Wednesday, December 18, 2013

Only in SL – 550,000 15&16 year olds twiddling their thumbs for 7 months!

The O level Exams are now on and I believe they conclude on Saturday, the 21st December. The results will be out in late March. 550,000 students are sitting these exams in three languages, Sinhala, Tamil and English. The average number of subjects offered by a student is 9. This is at the conclusion of 11 years of study at school, excluding Montessori. 

Only once the results are out can many students choose the school, and subject they wish to follow at A levels, so that they will only be admitted to these schools in June or July of 2014, unless their schools have an A level stream of their choice. (Only 600 schools in SL have an A level Science Stream and about 50 have teachers for the A level Technology stream.) 

What a travesty of Education? This is another example of the misery, and the oppression of Education in the state sector that our Students in Sri Lanka suffer from.

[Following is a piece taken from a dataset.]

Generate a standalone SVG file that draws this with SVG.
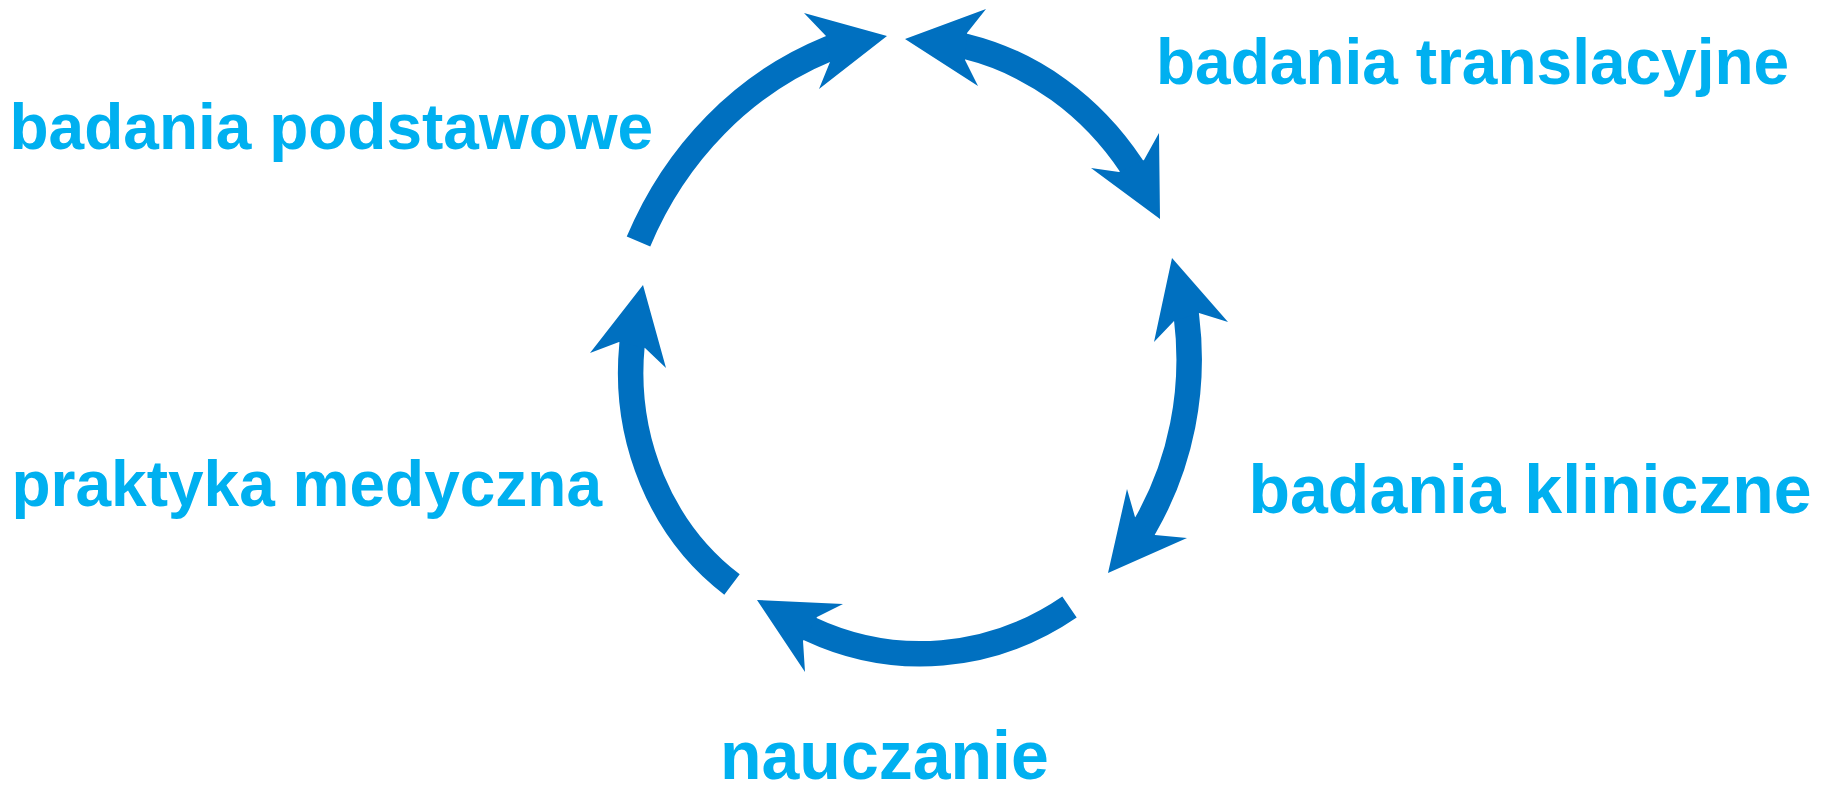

Parents who have money, will send their kids who are motivated to study to private Tutories to get a head start on the A level subjects they wish to follow, during this long break from school.

What happens to the Teachers? Do they just sit around at school, or go and teach for a fee at the Tutories? Whilst drawing a salary from the State School to which they are assigned?   

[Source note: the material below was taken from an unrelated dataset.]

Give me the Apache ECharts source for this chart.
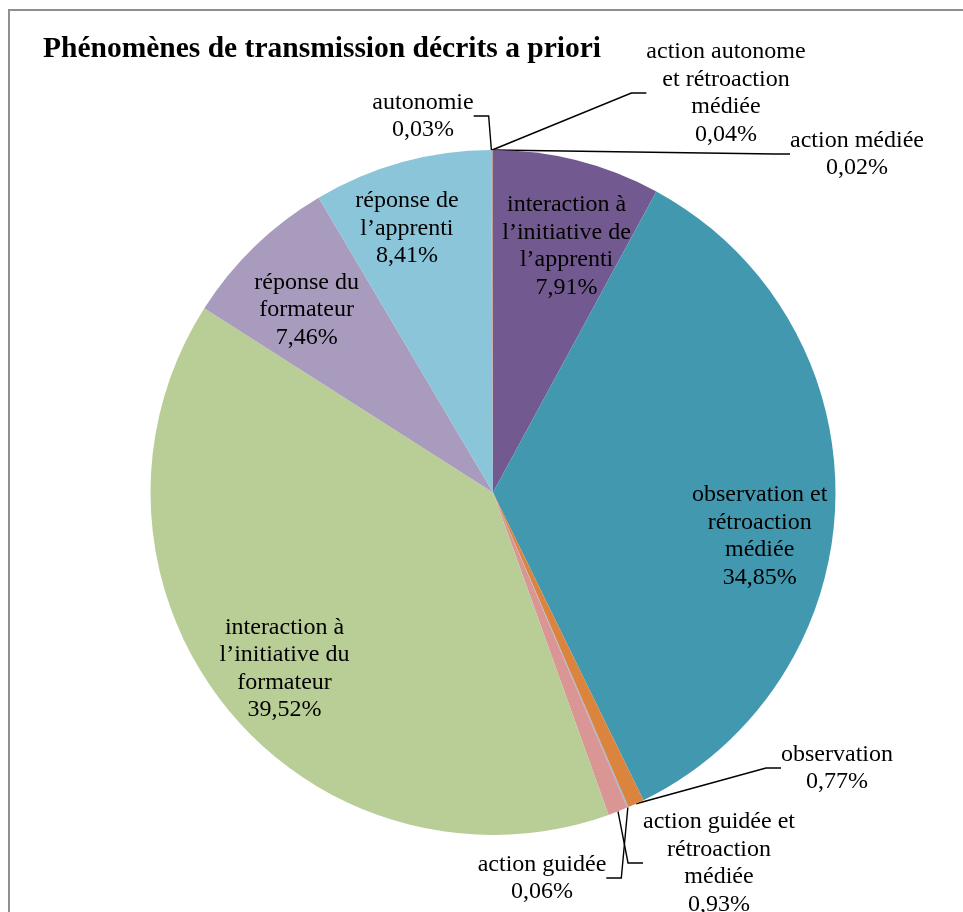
<!DOCTYPE html>
<html><head><meta charset="utf-8">
<script src="https://cdn.jsdelivr.net/npm/echarts@6/dist/echarts.min.js"></script>
<style>html,body{margin:0;padding:0;background:#fff}#c{width:963px;height:912px}</style>
</head><body><div id="c"></div>
<script>
const titleText = 'Phénomènes de transmission décrits a priori';
const categories = [
  'interaction à\nl’initiative de\nl’apprenti',
  'observation et\nrétroaction\nmédiée',
  'observation',
  'action guidée',
  'action guidée et\nrétroaction\nmédiée',
  'interaction à\nl’initiative du\nformateur',
  'réponse du\nformateur',
  'réponse de\nl’apprenti',
  'autonomie',
  'action autonome\net rétroaction\nmédiée',
  'action médiée'
];
const values = [7.91, 34.85, 0.77, 0.06, 0.93, 39.52, 7.46, 8.41, 0.03, 0.04, 0.02];
const colors = ['#72598F', '#4198AF', '#DB843D', '#95B3D7', '#D99694', '#B9CD96', '#A99BBD', '#8AC5D9', '#C99A9A', '#B07F7F', '#A08080'];

// label placement (layout only)
const outsideLabelPos = {
  2: [837, 768],
  3: [542, 878],
  4: [719, 863],
  8: [423, 116],
  9: [726, 93],
  10: [857, 154]
};
const insideLabelShift = {
  0: [8, 12],
  1: [0, 38],
  5: [0, 10],
  6: [-1, 9],
  7: [-15, -7]
};

const CENTER = [493, 492.5];
const R = 342.5;
const fmt = v => v.toFixed(2).replace('.', ',') + '%';
const font = {fontFamily: '"Liberation Serif", "Times New Roman", serif', fontSize: 24, lineHeight: 27.5, color: '#000'};

const isInside = i => values[i] >= 5;

const chart = echarts.init(document.getElementById('c'), null, {renderer: 'canvas'});
chart.setOption({
  animation: false,
  backgroundColor: '#fff',
  title: {
    text: titleText, left: 43, top: 34, padding: 0,
    textStyle: {fontFamily: '"Liberation Serif", "Times New Roman", serif', fontSize: 29.5, fontWeight: 'bold', color: '#000'}
  },
  graphic: [{
    type: 'rect', z: -10, silent: true,
    shape: {x: 9, y: 10, width: 1200, height: 1200},
    style: {fill: 'none', stroke: '#8f8f8f', lineWidth: 2}
  }],
  series: [
    {
      type: 'pie',
      center: CENTER,
      radius: R,
      startAngle: 90,
      clockwise: true,
      avoidLabelOverlap: false,
      itemStyle: {borderWidth: 0},
      emphasis: {disabled: true},
      data: categories.map((c, i) => ({
        name: c, value: values[i],
        itemStyle: {color: colors[i]},
        label: {show: !isInside(i)},
        labelLine: {show: !isInside(i)}
      })),
      label: Object.assign({position: 'outside', formatter: p => p.name + '\n' + fmt(p.value), align: 'center'}, font),
      labelLine: {show: true, length: 15, length2: 15, lineStyle: {color: '#000', width: 1.4}},
      labelLayout: function (params) {
        const p = outsideLabelPos[params.dataIndex];
        if (!p) return {};
        return {x: p[0], y: p[1], align: 'center', verticalAlign: 'middle'};
      }
    },
    {
      type: 'pie',
      center: CENTER,
      radius: [R * 0.54, R],
      startAngle: 90,
      clockwise: true,
      silent: true,
      avoidLabelOverlap: false,
      itemStyle: {color: 'rgba(0,0,0,0)', borderWidth: 0},
      data: categories.map((c, i) => ({
        name: c, value: values[i],
        label: {show: isInside(i)}
      })),
      label: Object.assign({position: 'inside', formatter: p => p.name + '\n' + fmt(p.value), align: 'center'}, font),
      labelLine: {show: false},
      labelLayout: function (params) {
        const s = insideLabelShift[params.dataIndex];
        if (!s) return {};
        return {dx: s[0], dy: s[1]};
      }
    }
  ]
});
</script></body></html>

A study break at this stage in their education cycle is NOT a good thing. This will be the first long break from study that most students will have and as the Education system does not permit or encourage free thinking and creativity, so the Students (majority) have NO guidance in what to do during this very critical stage of their life and education.

I encourage ALL schools as a matter of practice to set up (with the assistance, financing and provision of teaching facilities from the Ministry to have an intense English of IT education program running for 6 months)


This is a perfect and only opportunity to really give 98% of the students who are very weak in both, the chance to get to an acceptable level of scholarship in these two fields, and intense learning might be the answer to prepare them fully before embarking on the arduous (university level) A level courses.